I gave him a warning look. "Bob," I said. "If you want to keep yourself a secret, you're gonna have to practice being quiet."

Bob's teeth clacked together reluctantly. Quiet, I had figured out, was not his speciality. I didn't entirely blame him — he'd been stuffed in a trunk in the attic for years. It didn't seem to have affected him quite as badly as it would have done with a human being, given that he wasn't stark raving mad, but I couldn't imagine it had done nothing.

Waldo returned with a bowl of hot oatmeal. I normally found oatmeal depressing — probably the reason it had lasted so long in my pantry — but I ate it down with unusual gusto. My stomach didn't immediately threaten to toss it up, which I considered to be a good sign.

He helped me to bed — another bit of embarrassment all its own — but I managed to convince him to bring Bob to keep me company. It occurred to me that Waldo Butters had to be the only man in the world to whom that made sense.

"I'll be around until morning," Waldo told me. "Just let me know if you need something."

I considered him for a long moment. The image of his soul, warm and comforting, flooded right back to mind.

Once you See something with the Sight, Bob had said, you're stuck with it forever.

I was stuck with a lot of images. Not all of them had come to me supernaturally. But for once in my life, I was glad to have this one.

"Thanks, Waldo," I said. "Really. I won't forget this in a hurry."

Waldo looked away from me, pleased but clearly flustered. "Yeah. Um. No problem." He shot me a wavery smile. "G'night, Karrin."

A good five minutes after he'd closed the door, Bob's little eye-lights slowly kindled back on again. I had the feeling he had taken my warning to heart.

"Something feels different about you," Bob said. His voice was quiet now, like a sigh on the air. "Did you crack your Third Eye again already?"

I sighed. "Yeah, for a bit. I don't guess there's some kind of exercise I can do to strengthen it again? Like… physio for the brain?"

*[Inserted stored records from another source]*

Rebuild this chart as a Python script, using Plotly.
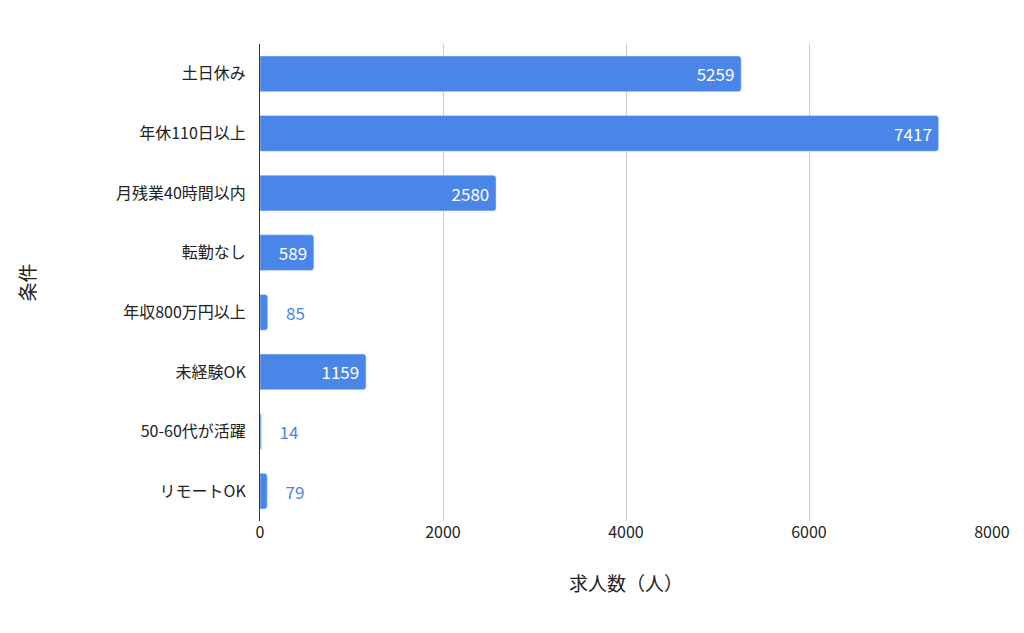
import plotly.graph_objects as go

categories = ['土日休み', '年休110日以上', '月残業40時間以内', '転勤なし',
              '年収800万円以上', '未経験OK', '50-60代が活躍', 'リモートOK']
counts = [5259, 7417, 2580, 589, 85, 1159, 14, 79]

bar_color = '#4a86e8'
positions = ['inside' if v >= 500 else 'outside' for v in counts]
text_colors = ['white' if v >= 500 else bar_color for v in counts]
labels = [str(v) + ' ' if v >= 500 else '    ' + str(v) for v in counts]

fig = go.Figure()
fig.add_trace(go.Bar(
    x=counts,
    y=categories,
    orientation='h',
    marker=dict(color=bar_color, cornerradius=3),
    width=0.6,
    text=labels,
    textposition=positions,
    insidetextanchor='end',
    textfont=dict(size=17, color=text_colors),
    cliponaxis=False,
))

fig.update_layout(
    width=1024, height=633,
    plot_bgcolor='white', paper_bgcolor='white',
    margin=dict(l=252, r=40, t=36, b=120),
    font=dict(family='Noto Sans CJK JP', size=16, color='#222'),
    showlegend=False,
)
fig.update_xaxes(range=[0, 8000], tickvals=[0, 2000, 4000, 6000, 8000],
                 showgrid=True, gridcolor='#cccccc', zeroline=False,
                 title=dict(text='求人数（人）', standoff=35),
                 tickfont=dict(size=16))
fig.update_yaxes(autorange='reversed', showline=True, linecolor='#333', linewidth=1,
                 ticks='', ticklabelstandoff=10,
                 title=dict(text='条件', standoff=75),
                 tickfont=dict(size=16))

fig.write_html('out.html')
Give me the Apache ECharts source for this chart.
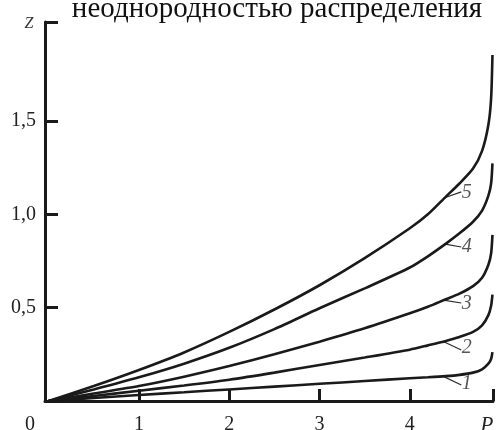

Bob made a little hm. "Guess it couldn't hurt," he said. "I could go back over some of the exercises you forgot. Most of those lessons were on the assumption you'd eventually get some magic of your own, but it's not like it would hurt you to learn 'em anyway."

I chewed on my lip. "Yeah. About that. Would you be willing to go through all of that again? All the knowledge and the facts. Like… back to elementary school, you said." I rubbed at my jaw. "I know it's a lot to ask. And I wouldn't want to ask for free, exactly. But I don't know what I could give you in return."

Bob's little eyelights blinked in surprise. "Uh… huh. That's a weird question. I don't think anyone's ever tried to pay me before." He ruminated on that. Then, sheepishly, he said: "Can I get back to you? Like… just call it an unspecified favor for now."

I nodded. "Yeah, that works." I had a feeling it was a bad thing to make an open-ended promise like that, but some weird half-remembered part of me was still a little kid talking to Uncle Bob. There was trust and affection there, however deep it had been buried.

"You want to start now?" Bob asked.

I grimaced. "Not like I'm doing much else at the moment. May as well take advantage."

"What about the nerd outside?"

"I guess we'll just have to keep it quiet." I frowned. "And Bob?"

The golden lights flickered expectantly.

"You are literally the ultimate nerd. Stones and glass houses and all that."

He didn't have a ready response to that one. I heard him grumble a few times, before he said: "Fine. Let's talk about magic."